The New York Times calculates that a large portion of the benefits in the tax cut deal will flow to the middle and upper-middle class. Because the Social Security payroll tax phases out at $106,000, those in the upper-middle class benefit as much from that as billionaires. And the AMT patch saves these families from paying a large tax. “And other provisions that benefit the middle class have gotten virtually no attention, including a temporary repeal of a limit on itemized deductions and repeal of the phaseout for personal exemptions,” they add. “Together, those tax breaks will cost nearly $21 billion.”

Setting aside the fact that the AMT patch always gets done – it was even in the stimulus – I think this makes the mistake of looking at raw dollars versus per-capita spending. Because on a per-person basis, clearly the rich make out better than anyone. That’s because Washington exists to pay off the rich so we can give a crumb to everyone else. It’s a model of a government captured by oligarchs.

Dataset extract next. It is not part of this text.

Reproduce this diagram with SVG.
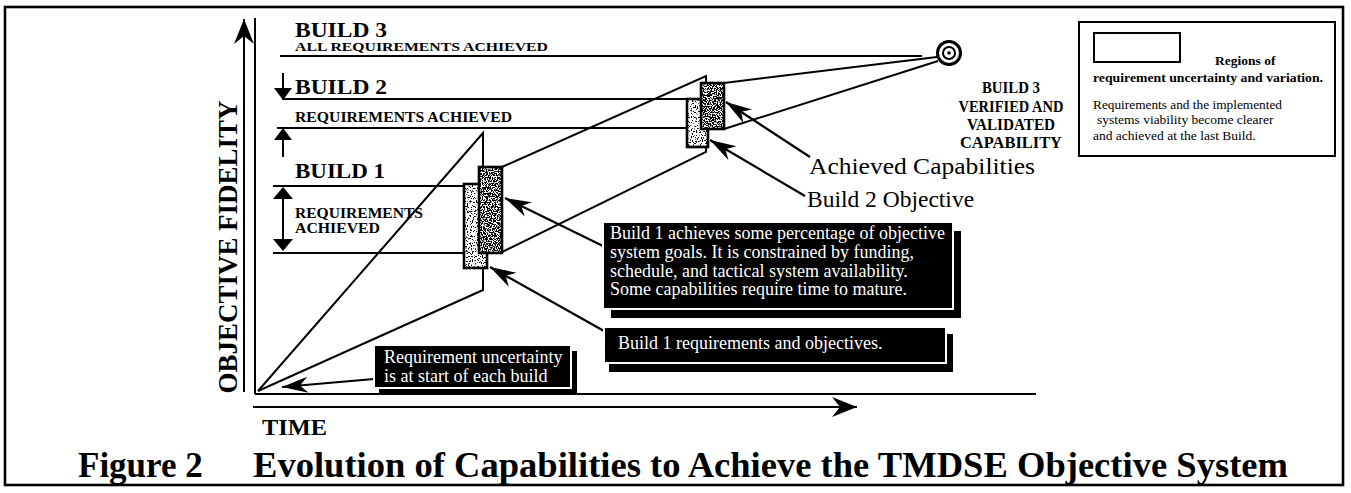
<svg xmlns="http://www.w3.org/2000/svg" width="1351" height="493" viewBox="0 0 1351 493">
  <defs>
    <style>
      .ln { stroke: #000; stroke-width: 2; fill: none; }
      .thick { stroke: #000; stroke-width: 2.6; fill: none; }
      .hd { font-family: "Liberation Serif", "Times New Roman", serif; font-weight: bold; fill: #000; }
      .rg { font-family: "Liberation Serif", "Times New Roman", serif; fill: #000; }
      .wt { font-family: "Liberation Serif", "Times New Roman", serif; fill: #fff; font-size: 18px; }
      .box { fill: #000; }
      .call { stroke: #000; stroke-width: 2.2; fill: none; marker-end: url(#barb); }
    </style>
    <!-- swept-back arrowhead used by axes and callouts -->
    <marker id="barb" viewBox="-27 -10 29 20" refX="0" refY="0" markerWidth="29" markerHeight="20" markerUnits="userSpaceOnUse" orient="auto">
      <path d="M0,0 L-26,-8 L-18,0 L-26,8 Z" fill="#000"/>
    </marker>
    <marker id="axisHead" viewBox="-27 -11 29 22" refX="0" refY="0" markerWidth="29" markerHeight="22" markerUnits="userSpaceOnUse" orient="auto">
      <path d="M0,0 L-25,-10 L-17,0 L-25,10 Z" fill="#000"/>
    </marker>
    <!-- stipple textures for uncertainty regions -->
    <filter id="grainDark" x="0" y="0" width="1" height="1" color-interpolation-filters="sRGB">
      <feTurbulence type="fractalNoise" baseFrequency="0.8" numOctaves="1" seed="7" result="n"/>
      <feColorMatrix in="n" type="matrix" values="0 0 0 0 0  0 0 0 0 0  0 0 0 0 0  16 0 0 0 -7.3" result="d"/>
      <feComposite in="d" in2="SourceAlpha" operator="in"/>
    </filter>
    <filter id="grainLight" x="0" y="0" width="1" height="1" color-interpolation-filters="sRGB">
      <feTurbulence type="fractalNoise" baseFrequency="0.8" numOctaves="1" seed="3" result="n"/>
      <feColorMatrix in="n" type="matrix" values="0 0 0 0 0  0 0 0 0 0  0 0 0 0 0  16 0 0 0 -9" result="d"/>
      <feComposite in="d" in2="SourceAlpha" operator="in"/>
    </filter>
  </defs>

  <rect width="1351" height="493" fill="#fff"/>

  <!-- page frame -->
  <rect id="frame" x="5" y="7" width="1338" height="478" class="thick"/>

  <!-- axes -->
  <g id="axes">
    <line x1="244" y1="392" x2="244" y2="19" class="ln" marker-end="url(#axisHead)"/>
    <line x1="255" y1="18" x2="255" y2="394" class="ln"/>
    <line x1="255" y1="394" x2="1036" y2="394" class="ln"/>
    <line x1="253" y1="407" x2="857" y2="407" class="ln" marker-end="url(#axisHead)"/>
    <text class="hd" font-size="27" text-anchor="middle" textLength="293" lengthAdjust="spacingAndGlyphs" transform="translate(237,247) rotate(-90)">OBJECTIVE FIDELITY</text>
    <text class="hd" x="262" y="435" font-size="23" textLength="65" lengthAdjust="spacingAndGlyphs">TIME</text>
  </g>

  <!-- connectors: requirement levels, build trajectories, callouts -->
  <g id="connectors">
    <line x1="280" y1="56" x2="922" y2="56" class="ln"/>
    <line x1="282" y1="99" x2="687" y2="99" class="ln"/>
    <line x1="277" y1="128" x2="687" y2="128" class="ln"/>
    <line x1="273" y1="186" x2="464" y2="186" class="ln"/>
    <line x1="273" y1="253" x2="464" y2="253" class="ln"/>

    <!-- build 2 range markers -->
    <line x1="283" y1="73" x2="283" y2="89" class="ln"/>
    <path d="M274,88 L292,88 L283,100 Z" fill="#000"/>
    <line x1="283" y1="139" x2="283" y2="157" class="ln"/>
    <path d="M274,140 L292,140 L283,128 Z" fill="#000"/>
    <!-- build 1 range marker -->
    <line x1="283" y1="196" x2="283" y2="242" class="ln"/>
    <path d="M273,199 L293,199 L283,187 Z" fill="#000"/>
    <path d="M273,239 L293,239 L283,251 Z" fill="#000"/>

    <!-- trajectories -->
    <polyline points="258,391 483,133 483,167" class="ln"/>
    <polyline points="258,391 483,290 483,268" class="ln"/>
    <polyline points="502,167 706,76 706,83" class="ln"/>
    <polyline points="502,252 706,152 706,147" class="ln"/>
    <line x1="724" y1="83" x2="937" y2="57" class="ln"/>
    <line x1="724" y1="129" x2="938" y2="61" class="ln"/>

    <!-- callout arrows -->
    <line x1="810" y1="157" x2="726" y2="102" class="call"/>
    <line x1="805" y1="196" x2="710" y2="140" class="call"/>
    <line x1="603" y1="246" x2="505" y2="198" class="call"/>
    <line x1="604" y1="331" x2="490" y2="267" class="call"/>
    <line x1="374" y1="379" x2="282" y2="387" class="call"/>
  </g>

  <!-- level labels -->
  <g id="build3-level">
    <text class="hd" x="295" y="37" font-size="20" textLength="92" lengthAdjust="spacingAndGlyphs">BUILD 3</text>
    <text class="hd" x="295" y="51" font-size="13.5" textLength="253" lengthAdjust="spacingAndGlyphs">ALL REQUIREMENTS ACHIEVED</text>
  </g>
  <g id="build2-level">
    <text class="hd" x="295" y="94" font-size="22" textLength="92" lengthAdjust="spacingAndGlyphs">BUILD 2</text>
    <text class="hd" x="295" y="122" font-size="15" textLength="217" lengthAdjust="spacingAndGlyphs">REQUIREMENTS ACHIEVED</text>
  </g>
  <g id="build1-level">
    <text class="hd" x="295" y="178" font-size="22" textLength="90" lengthAdjust="spacingAndGlyphs">BUILD 1</text>
    <text class="hd" x="295" y="218" font-size="14.5" textLength="128" lengthAdjust="spacingAndGlyphs">REQUIREMENTS</text>
    <text class="hd" x="295" y="233" font-size="14.5" textLength="85" lengthAdjust="spacingAndGlyphs">ACHIEVED</text>
  </g>

  <!-- build 1 uncertainty regions -->
  <g id="build1-regions">
    <rect x="464" y="184" width="23" height="84" fill="#fff"/>
    <rect x="464" y="184" width="23" height="84" class="box" filter="url(#grainLight)"/>
    <rect x="464" y="184" width="23" height="84" class="thick"/>
    <rect x="479" y="167" width="23" height="86" fill="#fff"/>
    <rect x="479" y="167" width="23" height="86" class="box" filter="url(#grainDark)"/>
    <rect x="479" y="167" width="23" height="86" class="thick"/>
  </g>

  <!-- build 2 uncertainty regions -->
  <g id="build2-regions">
    <rect x="687" y="99" width="21" height="48" fill="#fff"/>
    <rect x="687" y="99" width="21" height="48" class="box" filter="url(#grainLight)"/>
    <rect x="687" y="99" width="21" height="48" class="thick"/>
    <rect x="701" y="83" width="23" height="46" fill="#fff"/>
    <rect x="701" y="83" width="23" height="46" class="box" filter="url(#grainDark)"/>
    <rect x="701" y="83" width="23" height="46" class="thick"/>
  </g>

  <!-- build 3 target -->
  <g id="build3-target">
    <circle cx="949" cy="53" r="11.5" fill="#fff" stroke="#000" stroke-width="3"/>
    <circle cx="949" cy="53" r="6" fill="#fff" stroke="#000" stroke-width="2"/>
    <circle cx="949" cy="53" r="1.8" fill="#000"/>
  </g>
  <g id="build3-label">
    <text class="hd" x="1011" y="93" font-size="17.5" text-anchor="middle" textLength="58" lengthAdjust="spacingAndGlyphs">BUILD 3</text>
    <text class="hd" x="1011" y="112" font-size="17.5" text-anchor="middle" textLength="105" lengthAdjust="spacingAndGlyphs">VERIFIED AND</text>
    <text class="hd" x="1011" y="130" font-size="17.5" text-anchor="middle" textLength="88" lengthAdjust="spacingAndGlyphs">VALIDATED</text>
    <text class="hd" x="1011" y="148" font-size="17.5" text-anchor="middle" textLength="102" lengthAdjust="spacingAndGlyphs">CAPABILITY</text>
  </g>

  <!-- callout labels -->
  <g id="achieved-label">
    <text class="rg" x="809" y="174" font-size="23.5" textLength="226" lengthAdjust="spacingAndGlyphs">Achieved Capabilities</text>
  </g>
  <g id="objective-label">
    <text class="rg" x="807" y="207" font-size="23.5">Build 2 Objective</text>
  </g>

  <g id="build1-note">
    <rect x="611" y="231" width="350" height="87" class="box"/>
    <rect x="603" y="222" width="350" height="87" class="box" stroke="#fff" stroke-width="2"/>
    <text class="wt" x="610" y="239" font-size="18.3">Build 1 achieves some percentage of objective</text>
    <text class="wt" x="610" y="258" font-size="18.3">system goals.  It is constrained by funding,</text>
    <text class="wt" x="610" y="277" font-size="18.3">schedule, and tactical system availability.</text>
    <text class="wt" x="610" y="295" font-size="18.3">Some capabilities require time to mature.</text>
  </g>

  <g id="build1-req-note">
    <rect x="609" y="334" width="344" height="38" class="box"/>
    <rect x="604" y="327" width="342" height="36" class="box" stroke="#fff" stroke-width="2"/>
    <text class="wt" x="618" y="349">Build 1 requirements and objectives.</text>
  </g>

  <g id="uncertainty-note">
    <rect x="379" y="351" width="198" height="43" class="box"/>
    <rect x="374" y="345" width="197" height="43" class="box" stroke="#fff" stroke-width="2"/>
    <text class="wt" x="384" y="363">Requirement uncertainty</text>
    <text class="wt" x="384" y="382">is at start of each build</text>
  </g>

  <!-- legend -->
  <g id="legend">
    <rect x="1079" y="22" width="256" height="134" class="ln"/>
    <rect x="1094" y="33" width="86" height="29" class="ln"/>
    <text class="hd" x="1215" y="65" font-size="13.5">Regions of</text>
    <text class="hd" x="1093" y="82" font-size="13.5" textLength="230" lengthAdjust="spacingAndGlyphs">requirement uncertainty and variation.</text>
    <text class="rg" x="1093" y="109" font-size="13.5" textLength="189" lengthAdjust="spacingAndGlyphs">Requirements and the implemented</text>
    <text class="rg" x="1097" y="124" font-size="13.5">systems viability become clearer</text>
    <text class="rg" x="1093" y="140" font-size="13.5">and achieved at the last Build.</text>
  </g>

  <!-- caption -->
  <g id="caption">
    <text class="hd" x="78" y="477" font-size="35">Figure 2</text>
    <text class="hd" x="253" y="477" font-size="35" textLength="1035" lengthAdjust="spacingAndGlyphs">Evolution of Capabilities to Achieve the TMDSE Objective System</text>
  </g>
</svg>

That doesn’t mean you can’t make an argument that, as a result of this deal, a couple million people will stay out of poverty. The refundable tax credits in particular are extremely helpful to needy families. But that’s really a narrow view of this deal. After all, the Child Tax Credit was in the Pledge to America, and would certainly have been kept at the same level as current law in the next Republican budget. And the payroll tax cut does such potential damage to Social Security, and actually raises taxes above current law to the working poor, and provides more benefit based on income, that you have to see it as a Republican idea, as the Republicans did.

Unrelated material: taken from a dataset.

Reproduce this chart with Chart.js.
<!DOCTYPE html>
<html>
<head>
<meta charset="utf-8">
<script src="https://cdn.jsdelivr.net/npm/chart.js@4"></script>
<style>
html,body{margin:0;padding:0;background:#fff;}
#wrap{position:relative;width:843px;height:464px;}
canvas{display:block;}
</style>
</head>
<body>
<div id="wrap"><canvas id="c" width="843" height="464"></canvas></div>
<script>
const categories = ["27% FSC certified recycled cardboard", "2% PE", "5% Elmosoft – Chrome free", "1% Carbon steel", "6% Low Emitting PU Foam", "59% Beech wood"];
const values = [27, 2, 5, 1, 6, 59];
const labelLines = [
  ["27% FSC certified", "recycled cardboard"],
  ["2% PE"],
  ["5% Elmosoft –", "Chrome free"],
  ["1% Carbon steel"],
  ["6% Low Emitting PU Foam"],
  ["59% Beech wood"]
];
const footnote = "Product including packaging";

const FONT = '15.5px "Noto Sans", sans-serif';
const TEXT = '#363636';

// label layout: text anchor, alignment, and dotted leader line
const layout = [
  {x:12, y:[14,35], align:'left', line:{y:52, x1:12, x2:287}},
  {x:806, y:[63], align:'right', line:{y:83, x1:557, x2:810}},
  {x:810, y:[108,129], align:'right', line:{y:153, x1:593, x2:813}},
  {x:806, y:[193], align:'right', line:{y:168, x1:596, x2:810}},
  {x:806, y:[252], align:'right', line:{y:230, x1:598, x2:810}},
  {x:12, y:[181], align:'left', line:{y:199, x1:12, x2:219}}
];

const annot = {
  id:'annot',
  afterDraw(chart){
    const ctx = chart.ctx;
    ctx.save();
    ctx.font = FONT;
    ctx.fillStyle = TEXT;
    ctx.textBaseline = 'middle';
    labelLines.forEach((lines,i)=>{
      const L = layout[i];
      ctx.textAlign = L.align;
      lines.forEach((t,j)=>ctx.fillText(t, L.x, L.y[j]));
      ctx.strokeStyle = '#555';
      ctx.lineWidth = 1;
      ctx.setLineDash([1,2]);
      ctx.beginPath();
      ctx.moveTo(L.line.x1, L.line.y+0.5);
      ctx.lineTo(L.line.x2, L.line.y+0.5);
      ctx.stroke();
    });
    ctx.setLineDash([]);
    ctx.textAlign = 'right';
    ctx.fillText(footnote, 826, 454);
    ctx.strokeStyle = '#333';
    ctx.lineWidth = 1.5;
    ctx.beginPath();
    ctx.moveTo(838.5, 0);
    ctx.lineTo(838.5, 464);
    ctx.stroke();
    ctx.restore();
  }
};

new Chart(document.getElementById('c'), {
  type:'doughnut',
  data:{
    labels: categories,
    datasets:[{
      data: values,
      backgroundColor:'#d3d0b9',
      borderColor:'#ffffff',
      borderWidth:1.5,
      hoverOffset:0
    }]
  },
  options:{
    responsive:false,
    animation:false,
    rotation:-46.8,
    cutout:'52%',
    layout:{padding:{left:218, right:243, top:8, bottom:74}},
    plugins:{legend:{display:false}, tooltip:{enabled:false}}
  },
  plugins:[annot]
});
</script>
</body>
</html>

All that help for the rich that is the backbone of this deal will not go to create jobs, by the way. At least not in America.

According to a November 20 article in The New York Times,”Well-heeled American investors have been doing something lately that they resisted for decades – becoming more like their European, Asian and Latin American counterparts and substantially diversifying their portfolios outside their home country.”

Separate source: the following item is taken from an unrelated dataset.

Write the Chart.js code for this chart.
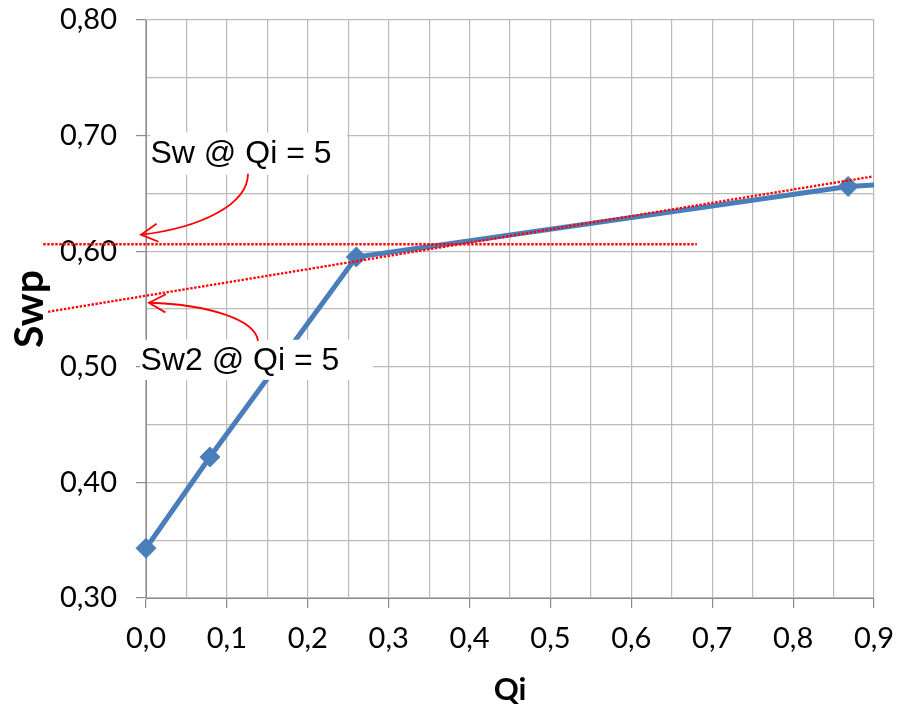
<!DOCTYPE html>
<html>
<head>
<meta charset="utf-8">
<script src="https://cdn.jsdelivr.net/npm/chart.js@4"></script>
<style>
  html, body { margin: 0; padding: 0; background: #fff; }
  #wrap { width: 900px; height: 709px; }
</style>
</head>
<body>
<div id="wrap"><canvas id="swpChart"></canvas></div>
<script>
// Swp vs Qi
var qiValues = [0, 0.079, 0.26, 0.868, 1.0];
var swpValues = [0.343, 0.422, 0.595, 0.656, 0.661];

// Sw @ Qi = 5 level (horizontal dotted line)
var swLevel = 0.606;
var swLevelFrom = -0.127;
var swLevelTo = 0.681;

// tangent through the late points, its intercept at Qi = 0 gives Sw2
var tangentIntercept = 0.5615;
var tangentSlope = 0.1148;
var tangentFrom = -0.121;
var tangentTo = 0.8975;

// label boxes: [x1, x2, y1, y2] in axis units, text anchor [x, y]
var labelTexts = ["Sw @ Qi = 5", "Sw2 @ Qi = 5"];
var labelBoxes = [[0.0049, 0.2485, 0.7026, 0.6662], [-0.0074, 0.2806, 0.5234, 0.4887]];
var labelAnchors = [[0.0056, 0.6766], [-0.0068, 0.4968]];

// curved arrows (cubic bezier points, last one is the tip)
var arrowPaths = [
  [[0.1261, 0.6671], [0.1261, 0.6403], [0.0668, 0.6203], [-0.0062, 0.6143]],
  [[0.1385, 0.5225], [0.1348, 0.5407], [0.0791, 0.5537], [0.0037, 0.5554]]
];

function isMajor(v) {
  return Math.abs(Math.round(v * 10) - v * 10) < 1e-6;
}

var notes = {
  id: "notes",
  afterDatasetsDraw: function (chart) {
    var c = chart.ctx;
    var xs = chart.scales.x, ys = chart.scales.y;
    var px = function (v) { return xs.getPixelForValue(v); };
    var py = function (v) { return ys.getPixelForValue(v); };
    c.save();

    // white label boxes with text
    for (var i = 0; i < labelTexts.length; i++) {
      var b = labelBoxes[i];
      c.fillStyle = "#ffffff";
      c.fillRect(px(b[0]), py(b[2]), px(b[1]) - px(b[0]), py(b[3]) - py(b[2]));
      c.fillStyle = "#000000";
      c.font = '32px "Liberation Sans", Arial, sans-serif';
      c.textAlign = "left";
      c.textBaseline = "alphabetic";
      c.fillText(labelTexts[i], px(labelAnchors[i][0]), py(labelAnchors[i][1]));
    }

    // dotted red lines
    c.strokeStyle = "#ff0000";
    c.lineWidth = 2.3;
    c.setLineDash([2.4, 1.6]);
    c.beginPath();
    c.moveTo(px(swLevelFrom), py(swLevel));
    c.lineTo(px(swLevelTo), py(swLevel));
    c.stroke();
    c.beginPath();
    c.moveTo(px(tangentFrom), py(tangentIntercept + tangentSlope * tangentFrom));
    c.lineTo(px(tangentTo), py(tangentIntercept + tangentSlope * tangentTo));
    c.stroke();
    c.setLineDash([]);

    // curved arrows
    c.lineWidth = 1.8;
    arrowPaths.forEach(function (p) {
      var pts = p.map(function (q) { return [px(q[0]), py(q[1])]; });
      c.beginPath();
      c.moveTo(pts[0][0], pts[0][1]);
      c.bezierCurveTo(pts[1][0], pts[1][1], pts[2][0], pts[2][1], pts[3][0], pts[3][1]);
      c.stroke();
      var tip = pts[3];
      var ang = Math.atan2(tip[1] - pts[2][1], tip[0] - pts[2][0]);
      var len = 19, spread = 0.5;
      c.beginPath();
      c.moveTo(tip[0] - len * Math.cos(ang - spread), tip[1] - len * Math.sin(ang - spread));
      c.lineTo(tip[0], tip[1]);
      c.lineTo(tip[0] - len * Math.cos(ang + spread), tip[1] - len * Math.sin(ang + spread));
      c.stroke();
    });
    c.restore();
  }
};

var ctx = document.getElementById("swpChart").getContext("2d");

var myChart = new Chart(ctx, {
  type: "line",
  data: {
    datasets: [
      {
        label: "Swp",
        data: qiValues.map(function (q, i) { return { x: q, y: swpValues[i] }; }),
        borderColor: "#4a7ebb",
        backgroundColor: "#4a7ebb",
        borderWidth: 5,
        pointStyle: "rectRot",
        pointRadius: 10,
        pointBorderWidth: 1,
        pointBackgroundColor: "#4a7ebb",
        pointBorderColor: "#4a7ebb",
        tension: 0,
        clip: { left: 14, top: 14, right: 0, bottom: 14 }
      }
    ]
  },
  options: {
    responsive: true,
    maintainAspectRatio: false,
    animation: false,
    events: [],
    layout: { padding: { top: 20, right: 26, left: 0, bottom: 0 } },
    plugins: {
      legend: { display: false },
      tooltip: { enabled: false }
    },
    scales: {
      x: {
        type: "linear",
        min: 0,
        max: 0.9,
        afterFit: function (s) {
          s.height = 111;
          s.paddingLeft = 0;
          s.paddingRight = 0;
        },
        border: { color: "#8c8c8c", width: 1 },
        grid: {
          color: "#bababa",
          lineWidth: 1.2,
          tickLength: 10,
          tickColor: function (c) { return isMajor(c.tick.value) ? "#8c8c8c" : "rgba(0,0,0,0)"; }
        },
        ticks: {
          stepSize: 0.05,
          autoSkip: false,
          maxRotation: 0,
          padding: 13,
          color: "#000",
          font: { family: "Lato", size: 29 },
          callback: function (v) { return isMajor(v) ? v.toFixed(1).replace(".", ",") : ""; }
        },
        title: {
          display: true,
          text: "Qi",
          color: "#000",
          font: { family: "Lato", size: 31, weight: "bold" },
          padding: { top: 0, bottom: 0 }
        }
      },
      y: {
        type: "linear",
        min: 0.3,
        max: 0.8,
        afterFit: function (s) {
          s.width = 146;
          s.paddingTop = 0;
          s.paddingBottom = 0;
        },
        border: { color: "#8c8c8c", width: 1 },
        grid: {
          color: "#bababa",
          lineWidth: 1.2,
          tickLength: 10,
          tickColor: function (c) { return isMajor(c.tick.value) ? "#8c8c8c" : "rgba(0,0,0,0)"; }
        },
        ticks: {
          stepSize: 0.05,
          autoSkip: false,
          padding: 19,
          color: "#000",
          font: { family: "Lato", size: 29 },
          callback: function (v) { return isMajor(v) ? v.toFixed(2).replace(".", ",") : ""; }
        },
        title: {
          display: true,
          text: "Swp",
          color: "#000",
          font: { family: "Lato", size: 41, weight: "bold" },
          padding: { top: 5, bottom: 0 }
        }
      }
    }
  },
  plugins: [notes]
});
</script>
</body>
</html>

The Times adds, “The people putting as much as 40 percent of their portfolios into nondollar investments are quite wealthy.”

Even if they invest much of their Bush tax cut windfalls in American stocks, bonds, and hedge funds, they are doing little to create jobs, although they are receiving a lot of profit. Much of today’s large corporate profitability comes from off shoring jobs to the cheapest labor markets and downsizing American jobs to the maximum amount.

Increasingly, American corporations that do sell goods have them manufactured overseas (the vast majority of consumer electronic technology is made and assembled abroad), making profits from domestic consumer purchase of items produced outside of the United States. In short, increased consumer demand in many economic sectors means more jobs abroad, fewer at home, and increased working- and middle-class debt in America.

You may think that this bribe to the rich is worth it, because of the short-term “boost” to the economy. I find that to be flawed thinking about the real nature of this balance-sheet recession. More likely you just turn public debt into private debt as people deleverage and pay off their bills. Those give real benefits to the consumer, but there’s a major cost involved as well.